On the approaches to the city, more than a dozen heavy artillery guns aimed at Abadan continued to pound the oil city while occasional incoming shells from the Iranian side exploded nearby. Heavy black smoke billowed from the east from what Iraqi commanders said was a bombed Iranian tank depot. All along the approach roads truckloads of reinforcements rolled south, as the Iraqis apparently sought to consolidate their positions.

In other developments today, Saudi Arabian radio confirmed that Saudi Arabia, the United Arab Emirates, Kuwait and Qatar have agreed to increase their daily crude oil production jointly by 1 million barrels.

The increase will help cover shortages caused by the Iranian-Iraqi war, which has brought crude oil production in the two nations to a standstill. Analysts have estimated that the war has created a drop of as much as 2 million barrels a day between the two countries.

In Amman, about 40 correspondents have arrived from Baghdad over the past few days after being asked to leave by Iraqi authorities, Reuter reported.

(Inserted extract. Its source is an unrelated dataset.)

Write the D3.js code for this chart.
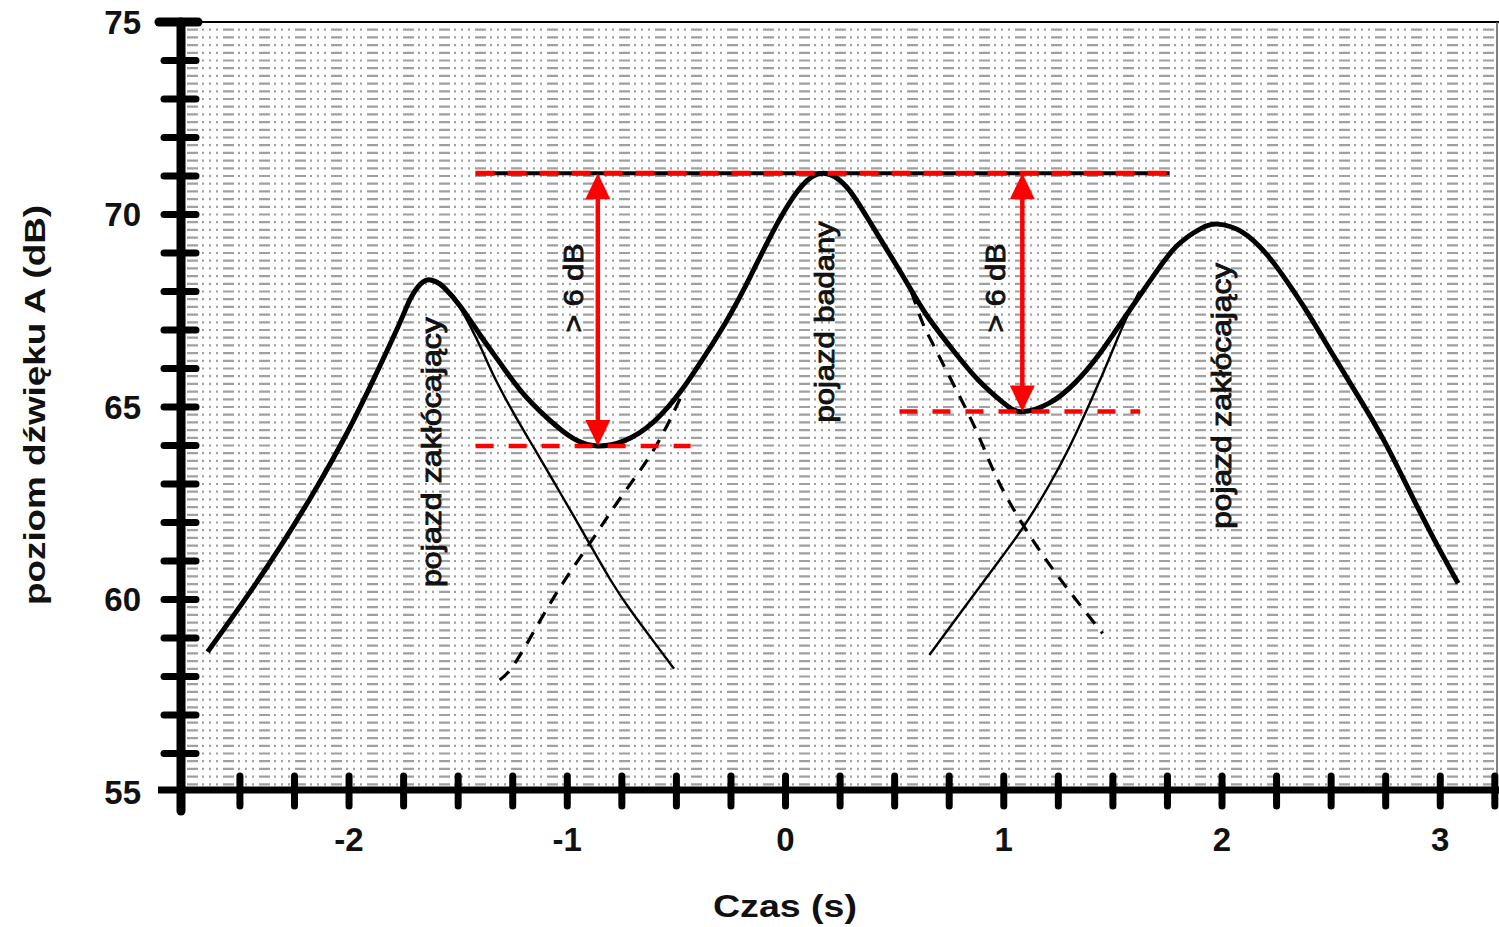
<!DOCTYPE html>
<html><head><meta charset="utf-8">
<script src="https://cdn.jsdelivr.net/npm/d3@7"></script>
<style>html,body{margin:0;padding:0;background:#fff;overflow:hidden}svg{display:block}</style>
</head><body>
<svg id="c" width="1499" height="927"></svg>
<script>
// ---- data (time in s, level in dB(A)) ----
const totalTime  = [-2.648,-2.465,-2.312,-2.160,-2.007,-1.885,-1.778,-1.720,-1.680,-1.641,-1.600,-1.564,-1.488,-1.397,-1.305,-1.213,-1.091,-0.969,-0.862,-0.740,-0.603,-0.481,-0.394,-0.277,-0.162,-0.046,0.071,0.175,0.279,0.372,0.465,0.558,0.651,0.767,0.883,1.000,1.085,1.208,1.325,1.440,1.557,1.673,1.789,1.905,1.979,2.091,2.207,2.299,2.392,2.509,2.625,2.741,2.857,2.973,3.082];
const totalLevel = [58.64,60.10,61.40,62.80,64.35,65.75,67.05,67.80,68.15,68.30,68.25,68.10,67.60,66.85,66.12,65.42,64.71,64.17,63.99,64.12,64.62,65.40,66.12,67.17,68.38,69.68,70.72,71.07,70.72,69.94,69.08,68.21,67.35,66.48,65.70,65.10,64.88,65.10,65.62,66.39,67.35,68.30,69.16,69.64,69.75,69.55,68.95,68.25,67.45,66.35,65.27,64.14,62.84,61.55,60.42];

const disturb1Time  = [-1.641,-1.564,-1.488,-1.397,-1.336,-1.244,-1.152,-1.061,-0.969,-0.893,-0.801,-0.710,-0.603,-0.511];
const disturb1Level = [68.30,68.10,67.55,66.55,65.80,64.82,63.93,63.05,62.15,61.40,60.50,59.72,58.90,58.20];

const testedRiseTime  = [-1.310,-1.228,-1.061,-0.893,-0.755,-0.603,-0.472];
const testedRiseLevel = [57.91,58.45,60.06,61.49,62.65,63.90,65.35];

const testedFallTime  = [0.577,0.627,0.674,0.751,0.873,0.980,1.132,1.285,1.453];
const testedFallLevel = [67.99,67.20,66.65,65.79,64.40,63.02,61.55,60.33,59.12];

const disturb2Time  = [0.659,0.827,0.980,1.094,1.209,1.300,1.364,1.438,1.497,1.561,1.621];
const disturb2Level = [58.56,59.85,61.02,61.92,62.98,63.95,64.72,65.66,66.45,67.30,68.00];

const peakLevel = 71.07, troughLevels = [63.99, 64.88], troughTimes = [-0.86, 1.085];
const peakLineRange = [-1.42, 1.76];
const troughLineRanges = [[-1.42, -0.435], [0.522, 1.625]];

const xMajorTicks = [-2, -1, 0, 1, 2, 3];
const xMinorTicks = d3.range(-2.5, 3.26, 0.25);
const yMajorTicks = [55, 60, 65, 70, 75];
const yMinorTicks = d3.range(56, 75, 1);
const gridRows = d3.range(55.2, 74.95, 0.2);

const labels = [
  {text: "pojazd zakłócający", t: -1.621, v: 63.83, len: 270},
  {text: "pojazd badany",      t: 0.179,  v: 67.21, len: 201},
  {text: "pojazd zakłócający", t: 2.001,  v: 65.29, len: 266},
  {text: "> 6 dB",             t: -0.971, v: 68.09, len: 89},
  {text: "> 6 dB",             t: 0.966,  v: 68.09, len: 89}
];
const xTitle = "Czas (s)";
const yTitle = "poziom dźwięku A (dB)";

// ---- drawing ----
const svg = d3.select("#c");
const x = d3.scaleLinear().domain([-2.77, 3.26]).range([181, 1497]);
const y = d3.scaleLinear().domain([55, 75]).range([792, 22]);
const FONT = "'Liberation Sans', Arial, sans-serif";

// grid texture
svg.append("g").selectAll("line").data(gridRows).join("line")
  .attr("x1", x(-2.77) + 6).attr("x2", x(3.26))
  .attr("y1", d => y(d)).attr("y2", d => y(d))
  .attr("stroke", "#a0a0a0").attr("stroke-width", 2.2)
  .attr("stroke-dasharray", "11,4,2,5,2,5,2,5");

// frame top/right
svg.append("line").attr("x1", x(-2.77)).attr("x2", 1499).attr("y1", y(75)).attr("y2", y(75))
  .attr("stroke", "#000").attr("stroke-width", 2);
svg.append("line").attr("x1", x(3.26)).attr("x2", x(3.26)).attr("y1", y(75)).attr("y2", y(55))
  .attr("stroke", "#555").attr("stroke-width", 1.5);

const line = d3.line().x(d => x(d[0])).y(d => y(d[1])).curve(d3.curveNatural);
const pts = (ts, vs) => ts.map((t, i) => [t, vs[i]]);

// component curves
svg.append("path").attr("d", line(pts(testedRiseTime, testedRiseLevel)))
  .attr("fill", "none").attr("stroke", "#000").attr("stroke-width", 3.2).attr("stroke-dasharray", "13,10");
svg.append("path").attr("d", line(pts(testedFallTime, testedFallLevel)))
  .attr("fill", "none").attr("stroke", "#000").attr("stroke-width", 3.2).attr("stroke-dasharray", "13,10");
svg.append("path").attr("d", line(pts(disturb1Time, disturb1Level)))
  .attr("fill", "none").attr("stroke", "#000").attr("stroke-width", 2.4);
svg.append("path").attr("d", line(pts(disturb2Time, disturb2Level)))
  .attr("fill", "none").attr("stroke", "#000").attr("stroke-width", 2.4);

// total curve
svg.append("path").attr("d", line(pts(totalTime, totalLevel)))
  .attr("fill", "none").attr("stroke", "#000").attr("stroke-width", 5).attr("stroke-linejoin", "round");

// reference lines
svg.append("line").attr("x1", x(peakLineRange[0])).attr("x2", x(peakLineRange[1]))
  .attr("y1", y(peakLevel)).attr("y2", y(peakLevel)).attr("stroke", "#000").attr("stroke-width", 4);
svg.append("line").attr("x1", x(peakLineRange[0])).attr("x2", x(peakLineRange[1]))
  .attr("y1", y(peakLevel)).attr("y2", y(peakLevel)).attr("stroke", "#ff0000").attr("stroke-width", 5)
  .attr("stroke-dasharray", "19,13");
troughLineRanges.forEach((r, i) => {
  svg.append("line").attr("x1", x(r[0])).attr("x2", x(r[1]))
    .attr("y1", y(troughLevels[i])).attr("y2", y(troughLevels[i]))
    .attr("stroke", "#ff0000").attr("stroke-width", 4.5).attr("stroke-dasharray", "18,15");
});

// arrows
troughTimes.forEach((t, i) => {
  const xx = x(t), yt = y(peakLevel), yb = y(troughLevels[i]);
  const hl = 26, hw = 12.5;
  svg.append("line").attr("x1", xx).attr("x2", xx).attr("y1", yt + hl - 2).attr("y2", yb - hl + 2)
    .attr("stroke", "#ff0000").attr("stroke-width", 4.5);
  svg.append("path").attr("d", `M${xx},${yt}L${xx - hw},${yt + hl}L${xx + hw},${yt + hl}Z`).attr("fill", "#ff0000");
  svg.append("path").attr("d", `M${xx},${yb}L${xx - hw},${yb - hl}L${xx + hw},${yb - hl}Z`).attr("fill", "#ff0000");
});

// labels inside
labels.forEach(l => {
  svg.append("text").attr("transform", `translate(${x(l.t)},${y(l.v)}) rotate(-90)`)
    .attr("text-anchor", "middle").attr("dominant-baseline", "central")
    .attr("font-family", FONT).attr("font-size", 27)
    .attr("textLength", l.len).attr("lengthAdjust", "spacingAndGlyphs")
    .attr("fill", "#111").attr("stroke", "#111").attr("stroke-width", 0.9).text(l.text);
});

// axes
const ax = svg.append("g");
ax.selectAll(".ymin").data(yMinorTicks).join("line")
  .attr("x1", 164).attr("x2", 196).attr("y1", d => y(d)).attr("y2", d => y(d))
  .attr("stroke", "#000").attr("stroke-width", 7).attr("stroke-linecap", "round");
ax.append("line").attr("x1", 159).attr("x2", 198).attr("y1", y(75)).attr("y2", y(75))
  .attr("stroke", "#000").attr("stroke-width", 9).attr("stroke-linecap", "round");
ax.selectAll(".xmin").data(xMinorTicks).join("line")
  .attr("x1", d => x(d)).attr("x2", d => x(d)).attr("y1", 776).attr("y2", 806)
  .attr("stroke", "#000").attr("stroke-width", 7).attr("stroke-linecap", "round");
ax.append("line").attr("x1", x(-2.77)).attr("x2", x(-2.77)).attr("y1", y(75)).attr("y2", 811)
  .attr("stroke", "#000").attr("stroke-width", 9).attr("stroke-linecap", "round");
ax.append("line").attr("x1", 158).attr("x2", 1499).attr("y1", 790).attr("y2", 790)
  .attr("stroke", "#000").attr("stroke-width", 7);

// tick labels
ax.selectAll(".ylab").data(yMajorTicks).join("text")
  .attr("x", 141).attr("y", d => y(d)).attr("text-anchor", "end").attr("dominant-baseline", "central")
  .attr("font-family", FONT).attr("font-weight", "bold").attr("font-size", 33).attr("fill", "#111")
  .text(d => d);
ax.selectAll(".xlab").data(xMajorTicks).join("text")
  .attr("x", d => x(d)).attr("y", 839).attr("text-anchor", "middle").attr("dominant-baseline", "central")
  .attr("font-family", FONT).attr("font-weight", "bold").attr("font-size", 33).attr("fill", "#111")
  .text(d => d);

// axis titles
svg.append("text").attr("x", 785).attr("y", 906).attr("text-anchor", "middle").attr("dominant-baseline", "central")
  .attr("font-family", FONT).attr("font-weight", "bold").attr("font-size", 31).attr("fill", "#111")
  .attr("textLength", 144).attr("lengthAdjust", "spacingAndGlyphs").text(xTitle);
svg.append("text").attr("transform", "translate(34,405) rotate(-90)").attr("text-anchor", "middle")
  .attr("dominant-baseline", "central")
  .attr("font-family", FONT).attr("font-weight", "bold").attr("font-size", 30).attr("fill", "#111")
  .attr("textLength", 400).attr("lengthAdjust", "spacingAndGlyphs").text(yTitle);
</script>
</body></html>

The correspondents said the move appeared to be aimed at reducing the foreign press corps in Iraq to manageable proportions, rather than at curtailing the flow of news about the Persian Gulf war.

One of the latest group of 18 correspondents who arrived in Amman last night said there being forcibly evicted. He said there were still about 100 foreign journalists in Baghdad and in Basra, in southeast Iraq near the scene of heavy fighting in the Iranian oil province of Khuzestan. The journalists said those who had left Iraq had been told they could apply for visas to return later.